The Josephson supercurrent that flows through a weak link between two superconductors is a manifestation of the coherence of the many-body superconducting state. The link can be an insulating barrier, a small piece of normal metal, a constriction or any other type of coherent conductor. Regardless of its specific nature the supercurrent is a periodic function of the phase difference $\delta$ between the electrodes. However, the exact function is determined by the geometry and material properties of the weak link. A unifying microscopic description of the effect has been achieved in terms of the spectrum of discrete quasiparticle states that form at the weak link: the Andreev bound states (ABS).

Andreev bound states are formed from the coherent Andreev reflections that quasiparticles undergo at both ends of a weak link.

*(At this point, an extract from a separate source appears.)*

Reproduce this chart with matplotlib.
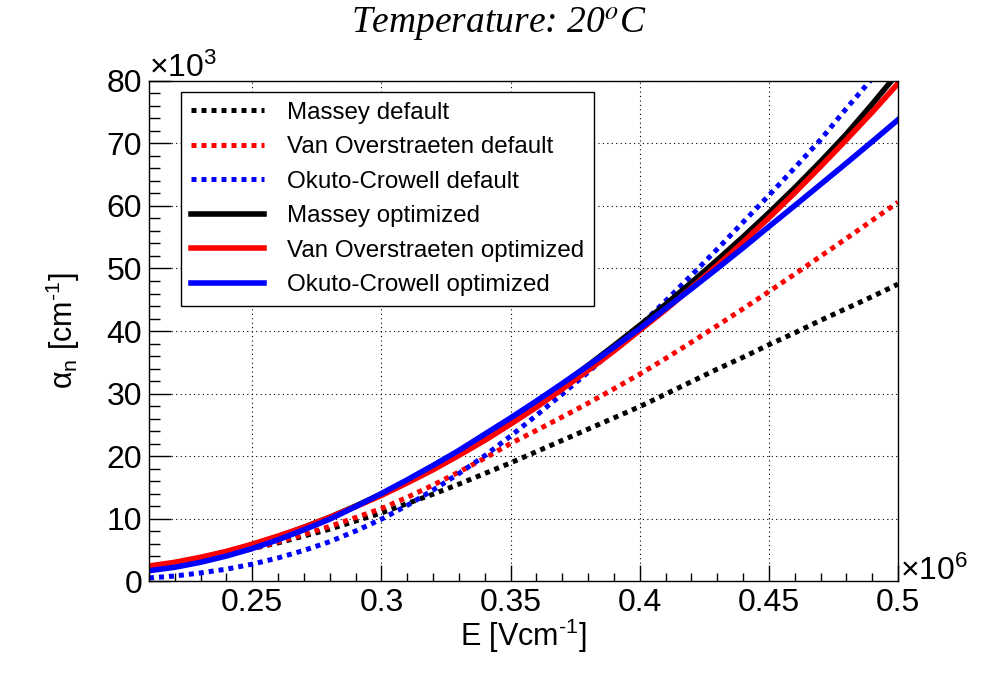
import numpy as np
import matplotlib
matplotlib.use("Agg")
import matplotlib.pyplot as plt
from matplotlib.ticker import MultipleLocator, FuncFormatter

plt.rcParams["font.family"] = ["Liberation Sans", "DejaVu Sans"]
plt.rcParams["mathtext.fontset"] = "custom"
plt.rcParams["mathtext.rm"] = "Liberation Sans"
plt.rcParams["mathtext.it"] = "Liberation Sans:italic"
plt.rcParams["mathtext.bf"] = "Liberation Sans:bold"

# electric field in units of 1e6 V/cm, alpha_n in units of 1e3 1/cm
field = [0.21, 0.22, 0.23, 0.24, 0.25, 0.26, 0.27, 0.28, 0.29, 0.30,
         0.31, 0.32, 0.33, 0.34, 0.35, 0.36, 0.37, 0.38, 0.39, 0.40,
         0.41, 0.42, 0.43, 0.44, 0.45, 0.46, 0.47, 0.48, 0.49, 0.50]

massey_def = [2.2, 2.8, 3.5, 4.3, 5.2, 6.1, 7.2, 8.3, 9.6, 10.9,
              12.4, 13.9, 15.5, 17.2, 18.9, 20.7, 22.5, 24.3, 26.1, 27.9,
              29.9, 31.9, 33.9, 35.8, 37.8, 39.7, 41.7, 43.6, 45.5, 47.5]
vo_def = [2.0, 2.6, 3.3, 4.15, 5.15, 6.25, 7.45, 8.75, 10.15, 11.6,
          13.4, 15.35, 17.45, 19.65, 22.0, 24.1, 26.25, 28.45, 30.75, 33.1,
          35.6, 38.2, 40.85, 43.55, 46.3, 49.1, 51.95, 54.8, 57.7, 60.6]
oc_def = [0.5, 0.8, 1.3, 1.9, 2.7, 3.7, 4.9, 6.3, 8.0, 9.9,
          12.1, 14.55, 17.2, 20.05, 23.2, 26.5, 29.9, 33.4, 37.0, 40.8,
          44.8, 48.9, 53.1, 57.4, 61.7, 66.1, 70.6, 75.6, 80.4, 85.2]
massey_opt = [2.2, 2.9, 3.7, 4.65, 5.8, 7.1, 8.6, 10.2, 12.0, 13.9,
              16.0, 18.2, 20.55, 23.05, 25.7, 28.5, 31.45, 34.5, 37.65, 40.9,
              44.25, 47.75, 51.35, 55.05, 58.9, 62.9, 67.1, 71.5, 76.3, 81.3]
vo_opt = [2.4, 3.0, 3.8, 4.75, 5.9, 7.2, 8.6, 10.2, 11.9, 13.7,
          15.7, 17.8, 20.1, 22.5, 25.1, 27.8, 30.7, 33.7, 36.8, 40.1,
          43.4, 46.9, 50.5, 54.2, 58.1, 62.1, 66.3, 70.6, 75.0, 79.6]
oc_opt = [1.65, 2.2, 3.0, 4.0, 5.2, 6.6, 8.2, 9.9, 11.9, 14.0,
          16.2, 18.5, 20.9, 23.5, 26.1, 28.8, 31.6, 34.45, 37.4, 40.4,
          43.6, 46.75, 50.0, 53.3, 56.7, 60.05, 63.45, 66.85, 70.3, 73.8]

labels = ["Massey default", "Van Overstraeten default", "Okuto-Crowell default",
          "Massey optimized", "Van Overstraeten optimized", "Okuto-Crowell optimized"]
colors = ["black", "red", "blue", "black", "red", "blue"]

fig = plt.figure(figsize=(9.98, 6.76), dpi=100)
ax = fig.add_axes([0.1493, 0.1405, 0.7505, 0.7397])

series = [massey_def, vo_def, oc_def, massey_opt, vo_opt, oc_opt]
for i, (y, lab, c) in enumerate(zip(series, labels, colors)):
    if i < 3:
        ax.plot(field, y, color=c, lw=3.6, ls=(0, (1, 1)), label=lab,
                dash_capstyle="butt")
    else:
        ax.plot(field, y, color=c, lw=4.0, ls="-", label=lab)

ax.set_xlim(0.21, 0.5)
ax.set_ylim(0, 80)
ax.xaxis.set_major_locator(MultipleLocator(0.05))
ax.xaxis.set_minor_locator(MultipleLocator(0.01))
ax.yaxis.set_major_locator(MultipleLocator(10))
ax.yaxis.set_minor_locator(MultipleLocator(2))
ax.xaxis.set_major_formatter(FuncFormatter(lambda v, p: "%g" % round(v, 3)))
ax.yaxis.set_major_formatter(FuncFormatter(lambda v, p: "%g" % v))

ax.tick_params(axis="both", which="both", direction="in", top=False, right=False,
               width=1.0, labelsize=23)
ax.tick_params(axis="x", which="major", length=11.5, pad=5)
ax.tick_params(axis="x", which="minor", length=5.5)
ax.tick_params(axis="y", which="major", length=15.6, pad=5)
ax.tick_params(axis="y", which="minor", length=7.7)

ax.grid(True, which="major", color="black", lw=0.8, ls=(0, (1, 3)))
ax.set_axisbelow(True)
for sp in ax.spines.values():
    sp.set_linewidth(1.0)

ax.set_xlabel("E [Vcm$^{\\text{-1}}$]", fontsize=22)
ax.set_ylabel("\u03b1$_{\\mathrm{n}}$ [cm$^{\\text{-1}}$]", fontsize=22)
ax.xaxis.set_label_coords(0.5, -0.072)
ax.yaxis.set_label_coords(-0.09, 0.5)

ax.text(0.0, 1.008, "\u00d710$^{3}$", transform=ax.transAxes, fontsize=23,
        ha="left", va="baseline")
ax.text(1.003, 0.002, "\u00d710$^{6}$", transform=ax.transAxes, fontsize=23,
        ha="left", va="baseline")

fig.text(0.5, 0.951, "Temperature: 20$^{o}$C", ha="center", va="baseline",
         fontsize=27, family="Liberation Serif", style="italic",
         math_fontfamily="stix")

leg = ax.legend(loc="upper left", bbox_to_anchor=(0.0427, 0.978), fontsize=17.4,
                frameon=True, fancybox=False, shadow=False, framealpha=1.0,
                edgecolor="black", handlelength=3.05, handletextpad=0.95,
                labelspacing=0.52, borderpad=0.4, borderaxespad=0.0)
leg.get_frame().set_linewidth(1.0)

fig.savefig("out.png", dpi=100)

Quasiparticles acquire a phase at each of these Andreev reflections and while propagating along the weak link of length $L$. Therefore, the ABS energies depends on $\delta$, on the transmission probabilities for electrons through the weak link and on the ratio $\lambda = L/\xi$ where $\xi$ is the superconducting coherence length. Assuming ballistic propagation, $\xi = \hbar v_F/\Delta$ is given in terms of the velocity $v_F$ of quasiparticles at the Fermi level within the weak link and of the energy gap $\Delta$ of the superconducting electrodes. In a short junction, defined by $L \gg \xi$, each of the $N$ conduction channels of the weak link, with transmission probability $\tau_i$, gives rise to a single spin-degenerate Andreev level at energy $E_{A,i} = \sqrt{1-\tau_i\sin^2{\delta/2}}$

Now, if I have $N$ conduction channels occupied at chemical potential $\mu$, and assume parabolic dispersion, no SOI, and no Zeeman field, there is a clear hierarchy in Fermi velocities of the aforementioned conduction channels. The 'deepest' lying band (its band minimum is furthest away from $\mu$) will have the highest $v_F$, while the outer most subband will have the lowest $v_F$. My question is then as follows. Does this then also mean that the outer most subband will always have the lowest transmission probability $\tau_N$? Is it true that $\tau_i \geq \tau_j$, for $i>j$? Can we directly relate $\tau_i$ to $v_{F,i}$, or does that require specific assumptions, and when are those not satisfied? I know at least one case in which it is true; in the (excellent, in my opinion) thesis by Bretheau he derives an expression for $\tau_i$ when the junction hosts a delta scatterer of strength $V$ such that $\tau = \frac{1}{1+\left(\frac{m_eV/\hbar^2}{k_F}\right)^2}$, where one does have this hierarchy. What about the case of a smooth barrier potential? And what if every conduction band does not have to see the same scattering potential (say due to where the wavefunction lives in the 3D structure)? Could that lead to a case where this is broken? And finally, and perhaps crucially, what about if the junction is disordered?